Every journey into the cloud tells a different story. For some, the speed with which all services are deployed into the cloud is more important than the cost of doing so. For others, the primary goal is to take it more slowly and ensure that the budget is maintained during the whole process. Others may already be in the cloud and are discovering that they’re spending much more than expected. They understandably feel a need to get things under control.

It’s worth noting that most organizations have multiple cloud stories going on at the team level. Some teams might be cloud native and looking to maintain their costs. Others are migrating or implementing new projects and are focused more on delivery time than on dollars spent.

By setting goals at the corporate level, and for each individual team, you’re able to keep track of business decisions, set expectations, and identify where within your cloud spend things aren’t working out as well as you hoped.

The First Goal Is Good Cost Allocation

Before you can set further goals, you must have a clear understanding of the current state. If you implement a clear tagging and account separation strategy as you scale out resources in the cloud, it’ll be easier to make sense of what you are dealing with and how best to optimize it.

Every organization should be tracking spend by cost center/business unit. This not only enables each individual team to understand their impact on the overall cloud spend but also allows the business to determine which teams are driving any cost changes.

We’ve already covered how to implement a clear cost allocation strategy that helps identify spend by cost center. These cost allocation strategies need to remain consistent. If they don’t, a team trying to determine their historic cloud spend won’t be able to determine the difference between their cost changes and the allocation strategy that is assigning more or less of the overall cloud spend to them.

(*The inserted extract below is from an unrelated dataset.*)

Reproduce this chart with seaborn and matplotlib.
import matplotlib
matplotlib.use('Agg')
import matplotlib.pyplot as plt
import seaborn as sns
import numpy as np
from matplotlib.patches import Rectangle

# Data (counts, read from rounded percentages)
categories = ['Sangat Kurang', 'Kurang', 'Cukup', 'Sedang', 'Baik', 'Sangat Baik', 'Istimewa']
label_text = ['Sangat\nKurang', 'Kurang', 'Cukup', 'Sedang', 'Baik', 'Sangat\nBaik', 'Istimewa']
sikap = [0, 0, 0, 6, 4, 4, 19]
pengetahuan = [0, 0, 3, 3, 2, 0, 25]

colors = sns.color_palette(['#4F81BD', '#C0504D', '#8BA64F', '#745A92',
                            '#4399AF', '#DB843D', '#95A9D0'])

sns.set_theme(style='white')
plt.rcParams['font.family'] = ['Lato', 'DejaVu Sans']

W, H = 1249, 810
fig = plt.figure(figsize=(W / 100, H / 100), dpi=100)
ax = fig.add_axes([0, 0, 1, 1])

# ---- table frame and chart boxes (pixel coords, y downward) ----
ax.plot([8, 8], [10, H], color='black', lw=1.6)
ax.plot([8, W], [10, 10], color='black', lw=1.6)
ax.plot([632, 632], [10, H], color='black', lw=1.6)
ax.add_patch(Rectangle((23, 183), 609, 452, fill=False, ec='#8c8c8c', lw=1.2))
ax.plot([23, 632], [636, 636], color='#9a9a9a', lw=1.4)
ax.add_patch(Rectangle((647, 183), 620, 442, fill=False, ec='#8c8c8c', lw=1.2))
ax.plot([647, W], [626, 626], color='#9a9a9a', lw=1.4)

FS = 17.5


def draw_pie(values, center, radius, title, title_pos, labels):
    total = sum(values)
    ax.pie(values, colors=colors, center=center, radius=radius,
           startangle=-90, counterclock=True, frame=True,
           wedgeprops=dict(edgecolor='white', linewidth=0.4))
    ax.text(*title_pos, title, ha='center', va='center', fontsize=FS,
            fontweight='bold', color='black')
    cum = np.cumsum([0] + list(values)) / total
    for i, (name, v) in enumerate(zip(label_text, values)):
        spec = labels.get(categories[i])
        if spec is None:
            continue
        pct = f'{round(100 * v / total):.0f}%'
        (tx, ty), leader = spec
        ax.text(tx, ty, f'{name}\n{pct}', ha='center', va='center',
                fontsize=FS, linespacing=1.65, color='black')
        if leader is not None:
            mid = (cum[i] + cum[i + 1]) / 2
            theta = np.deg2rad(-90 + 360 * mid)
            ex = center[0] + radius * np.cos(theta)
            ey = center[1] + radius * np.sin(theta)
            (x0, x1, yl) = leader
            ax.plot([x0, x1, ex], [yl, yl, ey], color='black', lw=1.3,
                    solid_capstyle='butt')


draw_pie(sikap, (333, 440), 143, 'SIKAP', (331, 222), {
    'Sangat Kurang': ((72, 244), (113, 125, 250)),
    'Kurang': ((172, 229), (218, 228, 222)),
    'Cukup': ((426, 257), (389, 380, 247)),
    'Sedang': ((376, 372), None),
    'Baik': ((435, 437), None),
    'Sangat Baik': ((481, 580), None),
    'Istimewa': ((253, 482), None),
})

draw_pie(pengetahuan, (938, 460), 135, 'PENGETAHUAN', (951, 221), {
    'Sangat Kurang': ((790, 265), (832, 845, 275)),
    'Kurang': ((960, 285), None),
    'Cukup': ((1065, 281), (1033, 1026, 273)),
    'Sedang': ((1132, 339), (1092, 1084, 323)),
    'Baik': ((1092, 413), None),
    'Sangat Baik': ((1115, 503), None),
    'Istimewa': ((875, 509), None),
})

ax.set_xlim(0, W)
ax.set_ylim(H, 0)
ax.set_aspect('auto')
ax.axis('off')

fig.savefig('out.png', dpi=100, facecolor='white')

A team-by-team breakdown of costs highlights when changes are occurring. Without individual team-level reporting, data can be misleading. For instance, if one team is optimizing their cloud spend while another grows their footprint by a similar size, it can appear as if costs are flat overall. If a team makes changes to the infrastructure and there’s no resulting change to the graphs tracking cost metrics, then you’re tracking the wrong metrics.

Is Savings the Goal?

As we’ve mentioned numerous times (because it’s very important), savings is not always the goal. Many FinOps practitioners start out focused on ways to reduce their cloud bill, and that’s great. But you must always remember that FinOps is about enabling accountability, ownership of spend investment decisions, and ultimately innovation. As you set goals, you should ask yourself: How can I spend the right amount of money to deliver the biggest benefits to the business? What are the benefits I’m seeking? Do they include increased revenue, faster project delivery, cost efficiency in other areas, or even just happier customers? Could spending more here reduce costs elsewhere, such as labor?

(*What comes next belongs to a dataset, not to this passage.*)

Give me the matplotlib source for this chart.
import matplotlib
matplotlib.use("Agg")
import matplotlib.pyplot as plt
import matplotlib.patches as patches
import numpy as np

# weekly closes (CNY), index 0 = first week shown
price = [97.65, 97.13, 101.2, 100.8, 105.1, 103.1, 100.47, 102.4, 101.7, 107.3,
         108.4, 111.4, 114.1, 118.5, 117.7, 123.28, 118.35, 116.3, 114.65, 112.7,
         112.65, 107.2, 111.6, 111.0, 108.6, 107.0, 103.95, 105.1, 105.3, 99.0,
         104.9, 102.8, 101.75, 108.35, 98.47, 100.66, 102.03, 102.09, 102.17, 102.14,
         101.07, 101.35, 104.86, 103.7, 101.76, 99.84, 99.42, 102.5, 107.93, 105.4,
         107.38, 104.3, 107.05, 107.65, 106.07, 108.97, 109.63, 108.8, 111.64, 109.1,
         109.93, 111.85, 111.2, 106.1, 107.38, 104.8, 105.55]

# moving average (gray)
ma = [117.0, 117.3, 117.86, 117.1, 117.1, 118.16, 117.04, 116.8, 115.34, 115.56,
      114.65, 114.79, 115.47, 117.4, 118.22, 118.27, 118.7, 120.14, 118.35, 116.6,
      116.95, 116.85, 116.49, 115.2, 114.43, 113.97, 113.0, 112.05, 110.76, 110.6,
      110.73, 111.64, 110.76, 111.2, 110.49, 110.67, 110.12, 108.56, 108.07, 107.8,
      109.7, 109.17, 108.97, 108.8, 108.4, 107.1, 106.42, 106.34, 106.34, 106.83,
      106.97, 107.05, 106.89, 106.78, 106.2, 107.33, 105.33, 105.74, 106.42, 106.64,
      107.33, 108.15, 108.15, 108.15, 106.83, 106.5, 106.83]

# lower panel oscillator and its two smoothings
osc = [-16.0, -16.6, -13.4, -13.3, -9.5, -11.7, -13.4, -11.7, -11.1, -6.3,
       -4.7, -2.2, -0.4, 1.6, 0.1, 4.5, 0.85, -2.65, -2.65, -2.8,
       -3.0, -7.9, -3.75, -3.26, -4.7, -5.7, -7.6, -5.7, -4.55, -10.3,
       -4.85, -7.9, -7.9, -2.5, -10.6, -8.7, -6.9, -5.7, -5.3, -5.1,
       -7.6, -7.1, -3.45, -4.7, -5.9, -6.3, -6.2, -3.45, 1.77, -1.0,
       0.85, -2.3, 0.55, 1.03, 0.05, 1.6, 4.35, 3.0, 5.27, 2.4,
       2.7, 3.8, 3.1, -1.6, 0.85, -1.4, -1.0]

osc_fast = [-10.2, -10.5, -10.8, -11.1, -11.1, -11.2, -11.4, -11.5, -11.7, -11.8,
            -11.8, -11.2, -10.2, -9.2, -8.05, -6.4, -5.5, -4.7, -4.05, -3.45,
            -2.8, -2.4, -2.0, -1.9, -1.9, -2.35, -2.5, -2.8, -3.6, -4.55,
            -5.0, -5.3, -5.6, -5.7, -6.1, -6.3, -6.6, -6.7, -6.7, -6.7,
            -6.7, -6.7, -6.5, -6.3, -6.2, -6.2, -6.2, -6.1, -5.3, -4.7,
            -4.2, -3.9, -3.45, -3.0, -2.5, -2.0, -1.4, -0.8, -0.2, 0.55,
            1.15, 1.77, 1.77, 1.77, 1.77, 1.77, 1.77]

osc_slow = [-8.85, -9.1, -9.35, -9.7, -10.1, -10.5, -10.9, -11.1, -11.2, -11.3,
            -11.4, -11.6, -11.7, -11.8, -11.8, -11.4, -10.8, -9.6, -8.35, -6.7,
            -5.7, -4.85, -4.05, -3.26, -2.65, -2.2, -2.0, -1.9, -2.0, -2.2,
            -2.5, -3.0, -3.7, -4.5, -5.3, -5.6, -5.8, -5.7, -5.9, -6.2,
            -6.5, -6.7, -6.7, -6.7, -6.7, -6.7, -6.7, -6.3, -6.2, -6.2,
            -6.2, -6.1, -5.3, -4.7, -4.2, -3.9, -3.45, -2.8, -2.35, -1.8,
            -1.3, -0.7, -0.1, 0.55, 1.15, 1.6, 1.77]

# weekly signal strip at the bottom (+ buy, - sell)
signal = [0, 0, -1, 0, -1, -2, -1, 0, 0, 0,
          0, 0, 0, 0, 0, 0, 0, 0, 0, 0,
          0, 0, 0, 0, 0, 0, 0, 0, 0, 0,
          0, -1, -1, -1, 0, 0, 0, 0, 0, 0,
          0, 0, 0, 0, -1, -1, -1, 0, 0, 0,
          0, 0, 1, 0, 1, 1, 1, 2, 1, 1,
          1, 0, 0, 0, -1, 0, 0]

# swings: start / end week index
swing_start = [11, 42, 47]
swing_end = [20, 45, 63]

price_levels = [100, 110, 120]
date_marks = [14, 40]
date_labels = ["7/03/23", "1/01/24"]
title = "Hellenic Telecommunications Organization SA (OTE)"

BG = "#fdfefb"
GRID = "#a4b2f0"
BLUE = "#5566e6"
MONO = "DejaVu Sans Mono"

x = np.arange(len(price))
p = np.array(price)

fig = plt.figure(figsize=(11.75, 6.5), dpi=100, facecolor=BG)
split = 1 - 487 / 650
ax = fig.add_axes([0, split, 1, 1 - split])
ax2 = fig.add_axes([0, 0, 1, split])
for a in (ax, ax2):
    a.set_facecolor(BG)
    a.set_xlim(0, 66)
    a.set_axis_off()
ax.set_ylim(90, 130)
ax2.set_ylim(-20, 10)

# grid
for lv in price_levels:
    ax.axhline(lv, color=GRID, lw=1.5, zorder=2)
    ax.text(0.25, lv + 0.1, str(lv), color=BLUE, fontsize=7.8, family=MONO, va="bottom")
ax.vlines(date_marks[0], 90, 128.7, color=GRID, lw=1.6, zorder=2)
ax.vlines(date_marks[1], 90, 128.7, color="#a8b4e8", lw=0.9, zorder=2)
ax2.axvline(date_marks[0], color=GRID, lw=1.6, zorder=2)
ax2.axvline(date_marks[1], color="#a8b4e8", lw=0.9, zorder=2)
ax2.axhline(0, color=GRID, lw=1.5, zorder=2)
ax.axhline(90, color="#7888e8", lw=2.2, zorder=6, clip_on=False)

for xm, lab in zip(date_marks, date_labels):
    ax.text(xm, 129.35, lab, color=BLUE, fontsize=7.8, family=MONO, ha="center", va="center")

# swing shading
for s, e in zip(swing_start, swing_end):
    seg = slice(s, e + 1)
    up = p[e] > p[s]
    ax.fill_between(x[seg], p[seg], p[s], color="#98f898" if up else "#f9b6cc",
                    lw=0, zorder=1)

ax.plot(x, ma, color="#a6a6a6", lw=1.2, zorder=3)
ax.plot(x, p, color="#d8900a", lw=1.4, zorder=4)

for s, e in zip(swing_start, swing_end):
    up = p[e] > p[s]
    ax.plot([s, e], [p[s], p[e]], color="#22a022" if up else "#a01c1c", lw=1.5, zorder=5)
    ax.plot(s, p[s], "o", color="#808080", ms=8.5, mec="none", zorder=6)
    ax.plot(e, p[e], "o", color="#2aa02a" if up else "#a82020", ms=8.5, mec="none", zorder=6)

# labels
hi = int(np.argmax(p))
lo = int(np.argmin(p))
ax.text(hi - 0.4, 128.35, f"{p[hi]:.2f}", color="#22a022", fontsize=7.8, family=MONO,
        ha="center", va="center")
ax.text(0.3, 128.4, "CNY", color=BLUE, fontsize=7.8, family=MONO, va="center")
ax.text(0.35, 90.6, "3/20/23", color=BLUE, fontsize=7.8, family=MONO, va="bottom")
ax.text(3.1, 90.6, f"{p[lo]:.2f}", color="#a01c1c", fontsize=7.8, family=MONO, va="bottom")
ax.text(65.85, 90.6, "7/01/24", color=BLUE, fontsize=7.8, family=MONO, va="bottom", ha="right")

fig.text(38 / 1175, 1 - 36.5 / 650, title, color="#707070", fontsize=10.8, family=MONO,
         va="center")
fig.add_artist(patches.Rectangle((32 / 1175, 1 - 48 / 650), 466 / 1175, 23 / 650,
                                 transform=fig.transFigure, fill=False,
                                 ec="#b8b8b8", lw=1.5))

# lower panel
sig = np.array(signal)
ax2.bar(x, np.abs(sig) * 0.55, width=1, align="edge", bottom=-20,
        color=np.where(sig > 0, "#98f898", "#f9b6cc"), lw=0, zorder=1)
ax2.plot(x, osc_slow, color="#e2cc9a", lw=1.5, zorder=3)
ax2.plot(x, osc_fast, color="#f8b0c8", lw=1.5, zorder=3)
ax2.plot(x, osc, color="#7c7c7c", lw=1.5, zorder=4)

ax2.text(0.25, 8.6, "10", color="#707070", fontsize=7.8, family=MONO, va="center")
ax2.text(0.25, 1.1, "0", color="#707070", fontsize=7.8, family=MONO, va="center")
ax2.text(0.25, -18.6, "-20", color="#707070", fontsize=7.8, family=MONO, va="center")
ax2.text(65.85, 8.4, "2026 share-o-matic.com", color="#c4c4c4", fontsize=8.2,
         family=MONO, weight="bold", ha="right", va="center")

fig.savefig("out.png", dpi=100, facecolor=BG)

An organization may need to move out of a data center within a certain timeframe, and the cost of missing that deadline is much higher than the cost of migrating quickly into the cloud. Or in another case, it may be crucial for a business to deliver a feature ahead of a deadline, which requires using managed services like AWS Aurora instead of running its own MySQL. Aurora costs more than running internally, but it brings with it the benefit of removing time-consuming administration tasks (e.g., hardware provisioning, database setup, patching, and backups), which changes the TCO (total cost of ownership) comparison and allows the business more time to dedicate to the migrations.

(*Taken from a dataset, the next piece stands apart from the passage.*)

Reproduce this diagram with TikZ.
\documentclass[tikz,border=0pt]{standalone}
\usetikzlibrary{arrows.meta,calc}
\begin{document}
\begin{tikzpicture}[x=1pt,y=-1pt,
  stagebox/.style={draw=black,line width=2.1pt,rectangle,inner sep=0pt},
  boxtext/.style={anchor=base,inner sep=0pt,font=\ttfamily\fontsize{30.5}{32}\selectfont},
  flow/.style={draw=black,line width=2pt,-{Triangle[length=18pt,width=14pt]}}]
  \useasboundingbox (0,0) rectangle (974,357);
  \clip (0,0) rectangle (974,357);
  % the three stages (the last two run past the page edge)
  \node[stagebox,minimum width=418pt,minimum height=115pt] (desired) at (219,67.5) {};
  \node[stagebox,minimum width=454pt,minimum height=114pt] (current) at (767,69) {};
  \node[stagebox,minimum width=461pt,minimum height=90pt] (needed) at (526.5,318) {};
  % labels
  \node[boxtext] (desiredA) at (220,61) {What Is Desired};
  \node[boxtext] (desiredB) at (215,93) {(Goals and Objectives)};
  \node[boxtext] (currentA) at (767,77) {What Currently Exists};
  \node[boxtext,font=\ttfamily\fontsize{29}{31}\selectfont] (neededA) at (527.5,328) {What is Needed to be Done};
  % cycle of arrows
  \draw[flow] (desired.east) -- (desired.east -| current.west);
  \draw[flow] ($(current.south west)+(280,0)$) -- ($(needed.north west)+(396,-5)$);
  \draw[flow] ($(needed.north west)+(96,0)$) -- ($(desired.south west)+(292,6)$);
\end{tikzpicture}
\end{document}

The optimize phase is about measuring your spending against your goals and determining what decisions you can make now and which actions you should schedule for later to clean up.

To encourage a conversation about how your goals should align to savings versus the speed of innovation, we introduce the Iron Triangle.

The Iron Triangle: Good, Fast, Cheap

The Iron Triangle (or “Project Triangle,” as some call it), shown in Figure 14-1, is a model of the constraints of project management: speed, cost, and quality. The common formulation is: “Good, fast, cheap—pick any two.” It contends that a project manager can trade among constraints in determining the way a project is completed. A change in one constraint necessitates changes in the others to compensate.

The Iron Triangle
Figure 14-1. The Iron Triangle

For example, a migration project can be completed more quickly if you increase the budget or cut the scope. Similarly, increasing scope may require equivalent increases in budget and schedule. Cutting budget without adjusting schedule or scope will lead to lower quality.

The Iron Triangle is a perfect metaphor for visualizing the process that occurs around cloud decision making—there’s often a trade-off among good, fast, and cheap. The more a team aligns with one end of the triangle, the less they focus on the other areas. But this isn’t a bad thing. You want teams to make intentional choices toward one end of an axis to support their business goals.

  • Good measures the quality of your services. Giving more resources to a service running in the cloud can result in improved availability, disaster readiness, performance, and scalability.

  • Fast measures how quickly your teams move. That speed can be very valuable when you’re getting the latest updates or features out to customers, quickly migrating services into the cloud, or cutting time to market for new products.

  • Cheap measures the amount of cloud spend. A focus on cheap (due to COGS restraints or budget caps) will result in the lowest cloud costs, but with it comes impact to quality and speed, or good and fast.

The way this plays out in the real world was reflected in a recent project at Atlassian. One team oversized resources to gather extra performance data, and, as expected, that resulted in improved migration speed. Had the team stopped to resize resources for cost savings, the overall project would have been delayed. Delivery speed was more important than the amount of potential savings on the table. Once the project was delivered, the focus shifted away from speed, and the team actively began reviewing the deployment to discover possible savings.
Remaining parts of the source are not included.